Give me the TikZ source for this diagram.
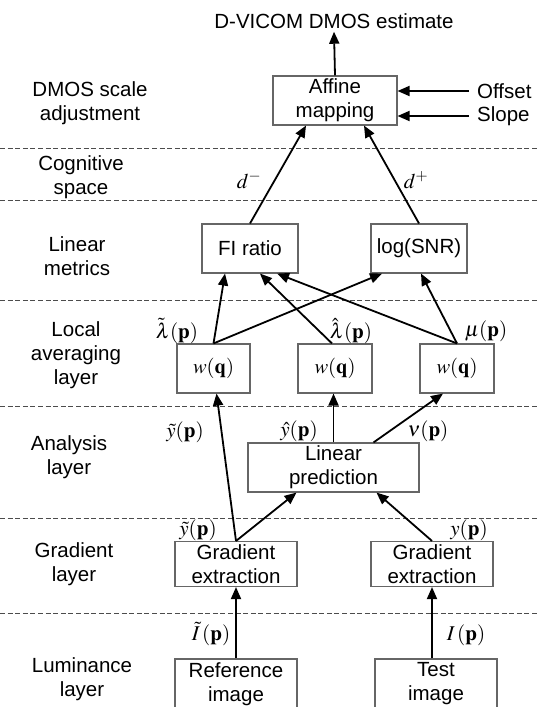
\documentclass[tikz,border=0pt]{standalone}
\usepackage{mathptmx}
\usepackage[no-math]{fontspec}
\setmainfont{Liberation Sans}
\usetikzlibrary{arrows.meta,calc}
\tikzset{
  blk/.style={draw=black!60, line width=1.1pt, fill=white, align=center, inner sep=0pt},
  arr/.style={line width=1.8pt, -{Triangle[length=12pt,width=10pt]}},
  sep/.style={draw=black!70, line width=0.9pt, dash pattern=on 5pt off 2.6pt},
  lbl/.style={align=center, inner sep=0pt},
  mlbl/.style={inner sep=0pt, font=\fontsize{21}{24}\selectfont},
}
\begin{document}
\begin{tikzpicture}[x=1pt,y=-1pt, font=\fontsize{20.5}{24}\selectfont]
\useasboundingbox (0,0) rectangle (539,707);
% separators
\foreach \yy/\nm in {148/s1,200/s2,300/s3,406/s4,518/s5,613/s6}{
  \coordinate (\nm a) at (0,\yy); \coordinate (\nm b) at (539,\yy);
  \draw[sep] (\nm a) -- (\nm b);
}
% left labels
\node[lbl] (l1) at (90,103) {DMOS scale\\adjustment};
\node[lbl] (l2) at (81,177) {Cognitive\\space};
\node[lbl] (l3) at (77,256) {Linear\\metrics};
\node[lbl] (l4) at (76,355) {Local\\averaging\\layer};
\node[lbl] (l5) at (69,457) {Analysis\\layer};
\node[lbl] (l6) at (74,564) {Gradient\\layer};
\node[lbl] (l7) at (82,679) {Luminance\\layer};
% title and inputs
\node[lbl] (title) at (334,21) {D-VICOM DMOS estimate};
\node[lbl, anchor=west] (offset) at (477,91) {Offset};
\node[lbl, anchor=west] (slope) at (477,116) {Slope};
\coordinate (offs) at (469,91);
\coordinate (slps) at (469,116);
% boxes
\node[blk, minimum width=124pt, minimum height=49pt] (aff) at (335,100.5) {Affine\\mapping};
\node[blk, minimum width=96pt, minimum height=49pt] (fi) at (250,248.5) {FI ratio};
\node[blk, minimum width=96pt, minimum height=49pt] (lg) at (419,248.5) {log(SNR)};
\node[blk, minimum width=73pt, minimum height=49pt] (w1) at (213.5,368.5) {$w(\mathbf{q})$};
\node[blk, minimum width=74pt, minimum height=49pt] (w2) at (335,368.5) {$w(\mathbf{q})$};
\node[blk, minimum width=74pt, minimum height=49pt] (w3) at (457,368.5) {$w(\mathbf{q})$};
\node[blk, minimum width=171pt, minimum height=49pt] (lp) at (333.5,467.5) {Linear\\prediction};
\node[blk, minimum width=122pt, minimum height=45pt] (ge1) at (236,564) {Gradient\\extraction};
\node[blk, minimum width=122pt, minimum height=45pt] (ge2) at (432,564) {Gradient\\extraction};
\node[blk, minimum width=122pt, minimum height=50pt] (ref) at (236,684) {Reference\\image};
\node[blk, minimum width=122pt, minimum height=50pt] (tst) at (436,684) {Test\\image};
% math labels
\node[mlbl] (dm) at (249,180) {$d^{-}$};
\node[mlbl] (dp) at (416,180) {$d^{+}$};
\node[mlbl] (lt) at (177,331) {$\tilde{\lambda}(\mathbf{p})$};
\node[mlbl] (lh) at (351,331) {$\hat{\lambda}(\mathbf{p})$};
\node[mlbl] (mu) at (486,331) {$\mu(\mathbf{p})$};
\node[mlbl] (yt1) at (185,432) {$\tilde{y}(\mathbf{p})$};
\node[mlbl] (yh) at (299,431) {$\hat{y}(\mathbf{p})$};
\node[mlbl] (nu) at (428,431) {$\nu(\mathbf{p})$};
\node[mlbl] (yt2) at (198,530) {$\tilde{y}(\mathbf{p})$};
\node[mlbl] (yy) at (469,530) {$y(\mathbf{p})$};
\node[mlbl] (It) at (211,634) {$\tilde{I}\,(\mathbf{p})$};
\node[mlbl] (II) at (466,635) {$I\,(\mathbf{p})$};
% connectors
\draw[arr] (aff.north) -- ([yshift=-3pt]title.south);
\draw[arr] (offs) -- (offs -| aff.east);
\draw[arr] (slps) -- (slps -| aff.east);
\draw[arr] (fi.north) -- ([xshift=-29pt]aff.south);
\draw[arr] (lg.north) -- ([xshift=29pt]aff.south);
\draw[arr] (w1.north) -- ([xshift=-25pt]fi.south);
\draw[arr] (w1.north) -- ([xshift=-37pt]lg.south);
\draw[arr] ([xshift=-3pt]w2.north) -- ([xshift=10pt]fi.south);
\draw[arr] (w3.north) -- ([xshift=27pt]fi.south);
\draw[arr] (w3.north) -- ([xshift=2pt]lg.south);
\draw[arr] (lp.north) -- (lp.north |- w2.south);
\draw[arr] ([xshift=40pt]lp.north) -- ([xshift=-14pt]w3.south);
\draw[arr] (ge1.north) -- ([xshift=3pt]w1.south);
\draw[arr] (ge1.north) -- ([xshift=-37pt]lp.south);
\draw[arr] (ge2.north) -- ([xshift=43pt]lp.south);
\draw[arr] (ref.north) -- (ge1.south);
\draw[arr] (ge2.south |- tst.north) -- (ge2.south);
\end{tikzpicture}
\end{document}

■ **Exercise brief**
Return the listing above unchanged, apart from dropping its pictures.

■ **Response to the task**
Give me the TikZ source for this diagram.
\documentclass[tikz,border=0pt]{standalone}
\usepackage{mathptmx}
\usepackage[no-math]{fontspec}
\setmainfont{Liberation Sans}
\usetikzlibrary{arrows.meta,calc}
\tikzset{
  blk/.style={draw=black!60, line width=1.1pt, fill=white, align=center, inner sep=0pt},
  arr/.style={line width=1.8pt, -{Triangle[length=12pt,width=10pt]}},
  sep/.style={draw=black!70, line width=0.9pt, dash pattern=on 5pt off 2.6pt},
  lbl/.style={align=center, inner sep=0pt},
  mlbl/.style={inner sep=0pt, font=\fontsize{21}{24}\selectfont},
}
\begin{document}
\begin{tikzpicture}[x=1pt,y=-1pt, font=\fontsize{20.5}{24}\selectfont]
\useasboundingbox (0,0) rectangle (539,707);
% separators
\foreach \yy/\nm in {148/s1,200/s2,300/s3,406/s4,518/s5,613/s6}{
  \coordinate (\nm a) at (0,\yy); \coordinate (\nm b) at (539,\yy);
  \draw[sep] (\nm a) -- (\nm b);
}
% left labels
\node[lbl] (l1) at (90,103) {DMOS scale\\adjustment};
\node[lbl] (l2) at (81,177) {Cognitive\\space};
\node[lbl] (l3) at (77,256) {Linear\\metrics};
\node[lbl] (l4) at (76,355) {Local\\averaging\\layer};
\node[lbl] (l5) at (69,457) {Analysis\\layer};
\node[lbl] (l6) at (74,564) {Gradient\\layer};
\node[lbl] (l7) at (82,679) {Luminance\\layer};
% title and inputs
\node[lbl] (title) at (334,21) {D-VICOM DMOS estimate};
\node[lbl, anchor=west] (offset) at (477,91) {Offset};
\node[lbl, anchor=west] (slope) at (477,116) {Slope};
\coordinate (offs) at (469,91);
\coordinate (slps) at (469,116);
% boxes
\node[blk, minimum width=124pt, minimum height=49pt] (aff) at (335,100.5) {Affine\\mapping};
\node[blk, minimum width=96pt, minimum height=49pt] (fi) at (250,248.5) {FI ratio};
\node[blk, minimum width=96pt, minimum height=49pt] (lg) at (419,248.5) {log(SNR)};
\node[blk, minimum width=73pt, minimum height=49pt] (w1) at (213.5,368.5) {$w(\mathbf{q})$};
\node[blk, minimum width=74pt, minimum height=49pt] (w2) at (335,368.5) {$w(\mathbf{q})$};
\node[blk, minimum width=74pt, minimum height=49pt] (w3) at (457,368.5) {$w(\mathbf{q})$};
\node[blk, minimum width=171pt, minimum height=49pt] (lp) at (333.5,467.5) {Linear\\prediction};
\node[blk, minimum width=122pt, minimum height=45pt] (ge1) at (236,564) {Gradient\\extraction};
\node[blk, minimum width=122pt, minimum height=45pt] (ge2) at (432,564) {Gradient\\extraction};
\node[blk, minimum width=122pt, minimum height=50pt] (ref) at (236,684) {Reference\\image};
\node[blk, minimum width=122pt, minimum height=50pt] (tst) at (436,684) {Test\\image};
% math labels
\node[mlbl] (dm) at (249,180) {$d^{-}$};
\node[mlbl] (dp) at (416,180) {$d^{+}$};
\node[mlbl] (lt) at (177,331) {$\tilde{\lambda}(\mathbf{p})$};
\node[mlbl] (lh) at (351,331) {$\hat{\lambda}(\mathbf{p})$};
\node[mlbl] (mu) at (486,331) {$\mu(\mathbf{p})$};
\node[mlbl] (yt1) at (185,432) {$\tilde{y}(\mathbf{p})$};
\node[mlbl] (yh) at (299,431) {$\hat{y}(\mathbf{p})$};
\node[mlbl] (nu) at (428,431) {$\nu(\mathbf{p})$};
\node[mlbl] (yt2) at (198,530) {$\tilde{y}(\mathbf{p})$};
\node[mlbl] (yy) at (469,530) {$y(\mathbf{p})$};
\node[mlbl] (It) at (211,634) {$\tilde{I}\,(\mathbf{p})$};
\node[mlbl] (II) at (466,635) {$I\,(\mathbf{p})$};
% connectors
\draw[arr] (aff.north) -- ([yshift=-3pt]title.south);
\draw[arr] (offs) -- (offs -| aff.east);
\draw[arr] (slps) -- (slps -| aff.east);
\draw[arr] (fi.north) -- ([xshift=-29pt]aff.south);
\draw[arr] (lg.north) -- ([xshift=29pt]aff.south);
\draw[arr] (w1.north) -- ([xshift=-25pt]fi.south);
\draw[arr] (w1.north) -- ([xshift=-37pt]lg.south);
\draw[arr] ([xshift=-3pt]w2.north) -- ([xshift=10pt]fi.south);
\draw[arr] (w3.north) -- ([xshift=27pt]fi.south);
\draw[arr] (w3.north) -- ([xshift=2pt]lg.south);
\draw[arr] (lp.north) -- (lp.north |- w2.south);
\draw[arr] ([xshift=40pt]lp.north) -- ([xshift=-14pt]w3.south);
\draw[arr] (ge1.north) -- ([xshift=3pt]w1.south);
\draw[arr] (ge1.north) -- ([xshift=-37pt]lp.south);
\draw[arr] (ge2.north) -- ([xshift=43pt]lp.south);
\draw[arr] (ref.north) -- (ge1.south);
\draw[arr] (ge2.south |- tst.north) -- (ge2.south);
\end{tikzpicture}
\end{document}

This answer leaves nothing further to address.